__Stated task__.
From the listing below, extract every line containing "Give".

__Exercise materials__.

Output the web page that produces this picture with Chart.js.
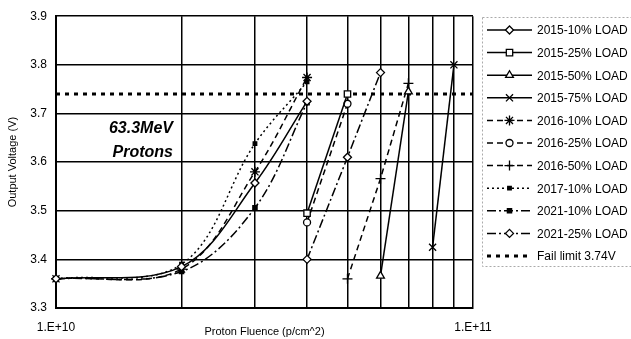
==
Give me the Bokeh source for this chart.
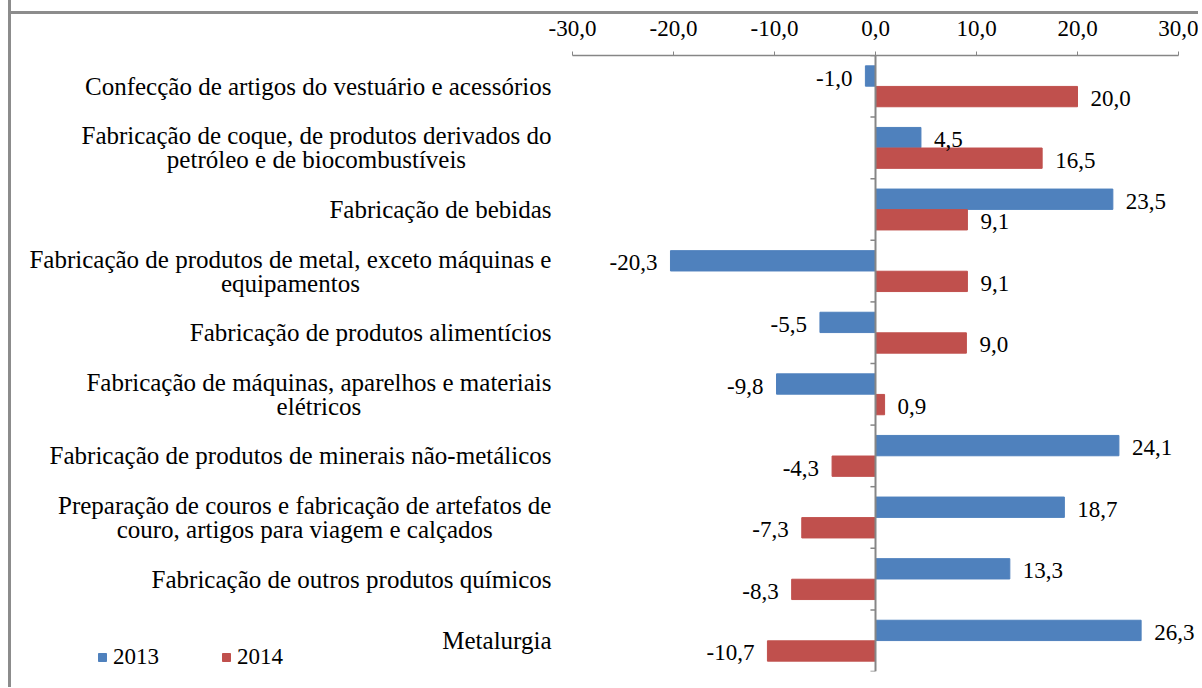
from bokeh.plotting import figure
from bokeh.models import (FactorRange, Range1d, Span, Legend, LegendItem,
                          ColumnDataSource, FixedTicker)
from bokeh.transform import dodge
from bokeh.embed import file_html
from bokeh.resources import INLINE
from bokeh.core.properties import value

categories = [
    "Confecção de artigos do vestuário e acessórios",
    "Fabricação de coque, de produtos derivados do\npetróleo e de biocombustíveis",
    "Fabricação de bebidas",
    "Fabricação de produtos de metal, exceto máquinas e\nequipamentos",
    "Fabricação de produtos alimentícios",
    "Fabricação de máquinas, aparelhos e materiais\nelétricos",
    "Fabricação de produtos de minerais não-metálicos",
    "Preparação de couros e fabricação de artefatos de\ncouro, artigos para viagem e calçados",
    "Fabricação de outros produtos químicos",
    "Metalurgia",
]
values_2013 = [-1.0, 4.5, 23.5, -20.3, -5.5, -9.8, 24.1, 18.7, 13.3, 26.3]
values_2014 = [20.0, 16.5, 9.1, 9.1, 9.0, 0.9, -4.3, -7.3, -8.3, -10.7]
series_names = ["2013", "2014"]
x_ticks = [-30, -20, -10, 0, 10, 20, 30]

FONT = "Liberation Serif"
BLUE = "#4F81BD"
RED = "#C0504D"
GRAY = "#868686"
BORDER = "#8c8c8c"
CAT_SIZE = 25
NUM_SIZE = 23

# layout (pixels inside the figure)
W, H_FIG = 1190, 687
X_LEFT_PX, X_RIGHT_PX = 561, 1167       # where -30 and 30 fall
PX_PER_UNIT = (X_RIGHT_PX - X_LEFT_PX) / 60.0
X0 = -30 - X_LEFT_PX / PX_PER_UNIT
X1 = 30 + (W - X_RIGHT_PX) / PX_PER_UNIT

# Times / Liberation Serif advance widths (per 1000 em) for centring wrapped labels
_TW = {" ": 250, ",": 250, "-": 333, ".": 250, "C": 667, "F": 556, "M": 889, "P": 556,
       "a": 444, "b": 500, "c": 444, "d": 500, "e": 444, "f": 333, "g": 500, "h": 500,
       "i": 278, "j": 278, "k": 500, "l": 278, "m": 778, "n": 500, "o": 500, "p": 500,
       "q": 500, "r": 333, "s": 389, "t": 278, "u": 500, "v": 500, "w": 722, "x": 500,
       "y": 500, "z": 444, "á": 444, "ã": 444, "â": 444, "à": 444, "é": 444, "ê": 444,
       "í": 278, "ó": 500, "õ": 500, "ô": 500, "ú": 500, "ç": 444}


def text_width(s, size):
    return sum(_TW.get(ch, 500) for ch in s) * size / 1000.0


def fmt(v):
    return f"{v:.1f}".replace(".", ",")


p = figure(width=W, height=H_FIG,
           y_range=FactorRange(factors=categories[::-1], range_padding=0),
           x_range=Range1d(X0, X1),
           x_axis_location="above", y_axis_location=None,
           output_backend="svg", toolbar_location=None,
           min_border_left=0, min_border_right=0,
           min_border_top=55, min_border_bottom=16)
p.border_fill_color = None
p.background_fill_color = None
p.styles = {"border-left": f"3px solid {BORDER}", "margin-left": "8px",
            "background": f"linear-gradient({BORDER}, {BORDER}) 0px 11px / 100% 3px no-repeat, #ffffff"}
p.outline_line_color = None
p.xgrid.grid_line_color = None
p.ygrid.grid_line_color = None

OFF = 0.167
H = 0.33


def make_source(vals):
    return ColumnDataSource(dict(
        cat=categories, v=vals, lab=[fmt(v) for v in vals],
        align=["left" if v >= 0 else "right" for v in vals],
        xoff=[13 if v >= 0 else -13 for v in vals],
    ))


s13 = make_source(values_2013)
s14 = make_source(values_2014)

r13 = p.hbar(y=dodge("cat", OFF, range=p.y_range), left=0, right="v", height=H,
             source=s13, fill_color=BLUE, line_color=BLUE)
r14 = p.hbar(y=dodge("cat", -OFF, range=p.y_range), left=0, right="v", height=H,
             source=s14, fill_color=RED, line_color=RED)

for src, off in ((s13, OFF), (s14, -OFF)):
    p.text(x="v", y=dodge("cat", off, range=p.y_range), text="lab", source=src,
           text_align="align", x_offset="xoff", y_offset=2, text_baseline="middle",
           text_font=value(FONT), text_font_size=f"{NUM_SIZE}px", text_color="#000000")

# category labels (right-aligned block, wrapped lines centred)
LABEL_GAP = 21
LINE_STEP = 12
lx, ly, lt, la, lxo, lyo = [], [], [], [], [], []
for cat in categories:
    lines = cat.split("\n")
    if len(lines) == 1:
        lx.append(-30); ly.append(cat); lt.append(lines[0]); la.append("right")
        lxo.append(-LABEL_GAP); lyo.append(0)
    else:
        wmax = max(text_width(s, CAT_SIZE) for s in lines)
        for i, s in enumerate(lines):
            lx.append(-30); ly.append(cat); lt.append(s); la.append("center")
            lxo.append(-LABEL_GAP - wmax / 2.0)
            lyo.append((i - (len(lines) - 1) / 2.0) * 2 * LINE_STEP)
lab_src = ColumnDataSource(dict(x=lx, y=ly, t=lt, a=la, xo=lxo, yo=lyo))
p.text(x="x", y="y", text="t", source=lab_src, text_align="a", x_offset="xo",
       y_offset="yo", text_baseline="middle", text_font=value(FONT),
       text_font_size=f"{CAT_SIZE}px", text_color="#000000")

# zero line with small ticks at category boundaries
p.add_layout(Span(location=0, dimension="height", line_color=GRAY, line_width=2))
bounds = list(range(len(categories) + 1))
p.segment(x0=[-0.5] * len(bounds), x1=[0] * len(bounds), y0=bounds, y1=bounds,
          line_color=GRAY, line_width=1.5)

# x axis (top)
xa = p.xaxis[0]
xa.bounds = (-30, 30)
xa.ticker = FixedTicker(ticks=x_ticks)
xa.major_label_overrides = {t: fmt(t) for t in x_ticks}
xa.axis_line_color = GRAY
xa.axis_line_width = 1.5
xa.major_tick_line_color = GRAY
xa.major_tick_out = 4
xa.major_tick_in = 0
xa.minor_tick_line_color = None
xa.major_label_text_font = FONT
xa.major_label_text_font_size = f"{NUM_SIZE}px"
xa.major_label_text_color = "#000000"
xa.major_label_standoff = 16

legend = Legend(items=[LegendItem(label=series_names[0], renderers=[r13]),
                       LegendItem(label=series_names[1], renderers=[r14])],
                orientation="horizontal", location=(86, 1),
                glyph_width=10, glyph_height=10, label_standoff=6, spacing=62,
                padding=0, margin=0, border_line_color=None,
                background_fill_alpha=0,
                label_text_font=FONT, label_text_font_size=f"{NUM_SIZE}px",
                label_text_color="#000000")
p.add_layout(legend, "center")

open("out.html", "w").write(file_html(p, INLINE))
--
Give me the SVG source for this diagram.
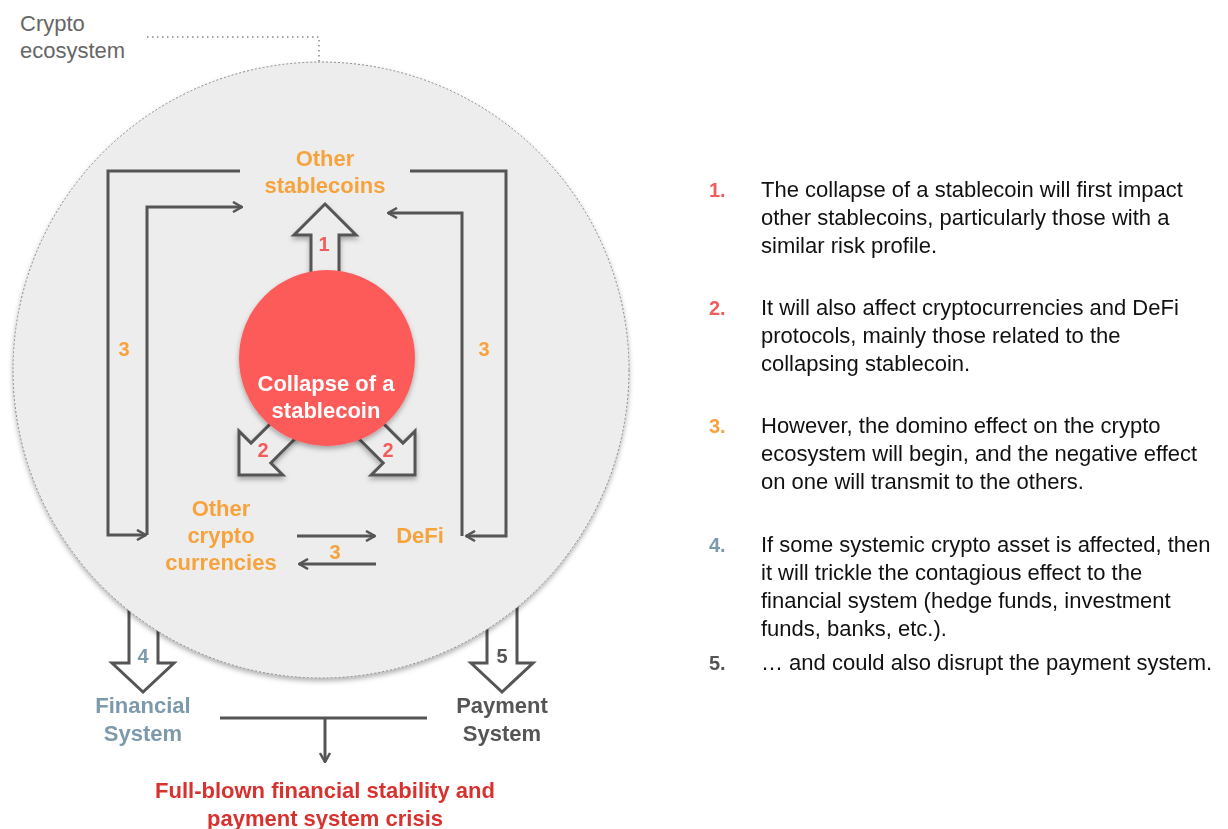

__Written solution__.
Give me the Bokeh source for this chart.
Give me the SVG source for this diagram.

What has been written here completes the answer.